* **PROBLEM**:
Repeat the material exactly from its first line to the line that includes "ctx.stroke();". Skip pictures.

* **DATA PROVIDED**:

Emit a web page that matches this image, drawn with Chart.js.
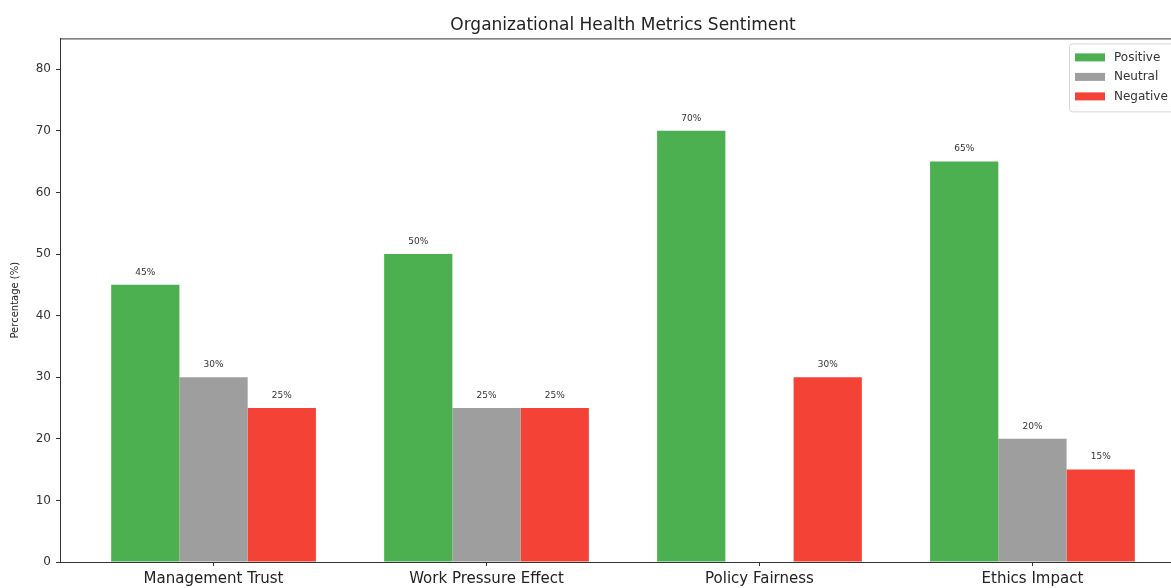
<!DOCTYPE html>
<html>
<head>
<meta charset="utf-8">
<script src="https://cdn.jsdelivr.net/npm/chart.js@4.4.0/dist/chart.umd.min.js"></script>
<style>
  html, body { margin: 0; padding: 0; background: #fff; overflow: hidden; }
  #wrap { width: 1186px; height: 588px; }
</style>
</head>
<body>
<div id="wrap"><canvas id="chart"></canvas></div>
<script>
const categories = ["Management Trust", "Work Pressure Effect", "Policy Fairness", "Ethics Impact"];
const positive = [45, 50, 70, 65];
const neutral = [30, 25, 0, 20];
const negative = [25, 25, 30, 15];
const yTicks = [0, 10, 20, 30, 40, 50, 60, 70, 80];

const FONT = "'DejaVu Sans', sans-serif";

function points(arr) {
  return arr.map((v, i) => ({ x: i, y: v }));
}

// value labels above the bars
const barLabels = {
  id: "barLabels",
  afterDatasetsDraw(chart) {
    const ctx = chart.ctx;
    ctx.save();
    ctx.font = "9px " + FONT;
    ctx.fillStyle = "#333";
    ctx.textAlign = "center";
    ctx.textBaseline = "bottom";
    chart.data.datasets.forEach((ds, di) => {
      chart.getDatasetMeta(di).data.forEach((bar, i) => {
        const v = ds.data[i].y;
        if (!v) return;
        ctx.fillText(v + "%", bar.x, bar.y - 8);
      });
    });
    ctx.restore();
  }
};

// frame around the plot + legend box inside it
const frameAndLegend = {
  id: "frameAndLegend",
  afterDraw(chart) {
    const ctx = chart.ctx;
    const a = chart.chartArea;
    ctx.save();
    ctx.strokeStyle = "#333";
    ctx.lineWidth = 1;
    ctx.strokeRect(a.left + 0.5, a.top + 0.5, a.right - a.left - 1, a.bottom - a.top);

    const bx = a.right - 117, by = a.top + 5, bw = 112, bh = 68;
    ctx.fillStyle = "rgba(255,255,255,0.8)";
    ctx.strokeStyle = "#d6d6d6";
    ctx.beginPath();
    ctx.roundRect(bx + 0.5, by + 0.5, bw, bh, 3);
    ctx.fill();
    ctx.stroke();

    ctx.font = "12px " + FONT;
    ctx.textBaseline = "middle";
    ctx.textAlign = "left";
    chart.data.datasets.forEach((ds, i) => {
      const y = by + 14 + i * 19.5;
      ctx.fillStyle = ds.backgroundColor;
      ctx.fillRect(bx + 6, y - 4, 30, 8);
      ctx.fillStyle = "#333";
      ctx.fillText(ds.label, bx + 45, y);
    });
    ctx.restore();
  }
};

new Chart(document.getElementById("chart"), {
  type: "bar",
  data: {
    datasets: [
      { label: "Positive", data: points(positive), backgroundColor: "#4CAF50" },
      { label: "Neutral", data: points(neutral), backgroundColor: "#9E9E9E" },
      { label: "Negative", data: points(negative), backgroundColor: "#F44336" }
    ]
  },
  options: {
    responsive: true,
    maintainAspectRatio: false,
    animation: false,
    categoryPercentage: 0.75,
    barPercentage: 1.0,
    layout: { padding: { left: 0, right: 0, top: 0, bottom: 0 } },
    plugins: {
      legend: { display: false },
      tooltip: { enabled: false },
      title: {
        display: true,
        fullSize: false,
        text: "Organizational Health Metrics Sentiment",
        color: "#222",
        font: { family: FONT, size: 17, weight: "normal" },
        padding: { top: 15, bottom: 3 }
      }
    },
    scales: {
      x: {
        type: "linear",
        offset: false,
        min: -0.5625,
        max: 3.5625,
        afterBuildTicks(scale) {
          scale.ticks = categories.map((c, i) => ({ value: i }));
        },
        afterFit(scale) { scale.height = 26; },
        ticks: {
          autoSkip: false,
          maxRotation: 0,
          padding: 4,
          color: "#222",
          font: { family: FONT, size: 15 },
          callback: (v) => categories[v]
        },
        grid: { display: true, offset: false, drawOnChartArea: false, tickLength: 4, color: "#333" },
        border: { display: true, color: "#333" }
      },
      y: {
        min: 0,
        max: 85,
        afterBuildTicks(scale) {
          scale.ticks = yTicks.map((v) => ({ value: v }));
        },
        afterFit(scale) { scale.width = 60; },
        title: {
          display: true,
          text: "Percentage (%)",
          color: "#222",
          font: { family: FONT, size: 10 },
          padding: { top: 9, bottom: 4 }
        },
        ticks: {
          padding: 5,
          color: "#333",
          font: { family: FONT, size: 12 }
        },
        grid: { display: true, drawOnChartArea: false, tickLength: 4, color: "#333" },
        border: { display: true, color: "#333" }
      }
    }
  },
  plugins: [barLabels, frameAndLegend]
});
</script>
</body>
</html>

* **RESULT OF THIS EXERCISE**:
Emit a web page that matches this image, drawn with Chart.js.
<!DOCTYPE html>
<html>
<head>
<meta charset="utf-8">
<script src="https://cdn.jsdelivr.net/npm/chart.js@4.4.0/dist/chart.umd.min.js"></script>
<style>
  html, body { margin: 0; padding: 0; background: #fff; overflow: hidden; }
  #wrap { width: 1186px; height: 588px; }
</style>
</head>
<body>
<div id="wrap"><canvas id="chart"></canvas></div>
<script>
const categories = ["Management Trust", "Work Pressure Effect", "Policy Fairness", "Ethics Impact"];
const positive = [45, 50, 70, 65];
const neutral = [30, 25, 0, 20];
const negative = [25, 25, 30, 15];
const yTicks = [0, 10, 20, 30, 40, 50, 60, 70, 80];

const FONT = "'DejaVu Sans', sans-serif";

function points(arr) {
  return arr.map((v, i) => ({ x: i, y: v }));
}

// value labels above the bars
const barLabels = {
  id: "barLabels",
  afterDatasetsDraw(chart) {
    const ctx = chart.ctx;
    ctx.save();
    ctx.font = "9px " + FONT;
    ctx.fillStyle = "#333";
    ctx.textAlign = "center";
    ctx.textBaseline = "bottom";
    chart.data.datasets.forEach((ds, di) => {
      chart.getDatasetMeta(di).data.forEach((bar, i) => {
        const v = ds.data[i].y;
        if (!v) return;
        ctx.fillText(v + "%", bar.x, bar.y - 8);
      });
    });
    ctx.restore();
  }
};

// frame around the plot + legend box inside it
const frameAndLegend = {
  id: "frameAndLegend",
  afterDraw(chart) {
    const ctx = chart.ctx;
    const a = chart.chartArea;
    ctx.save();
    ctx.strokeStyle = "#333";
    ctx.lineWidth = 1;
    ctx.strokeRect(a.left + 0.5, a.top + 0.5, a.right - a.left - 1, a.bottom - a.top);

    const bx = a.right - 117, by = a.top + 5, bw = 112, bh = 68;
    ctx.fillStyle = "rgba(255,255,255,0.8)";
    ctx.strokeStyle = "#d6d6d6";
    ctx.beginPath();
    ctx.roundRect(bx + 0.5, by + 0.5, bw, bh, 3);
    ctx.fill();
    ctx.stroke();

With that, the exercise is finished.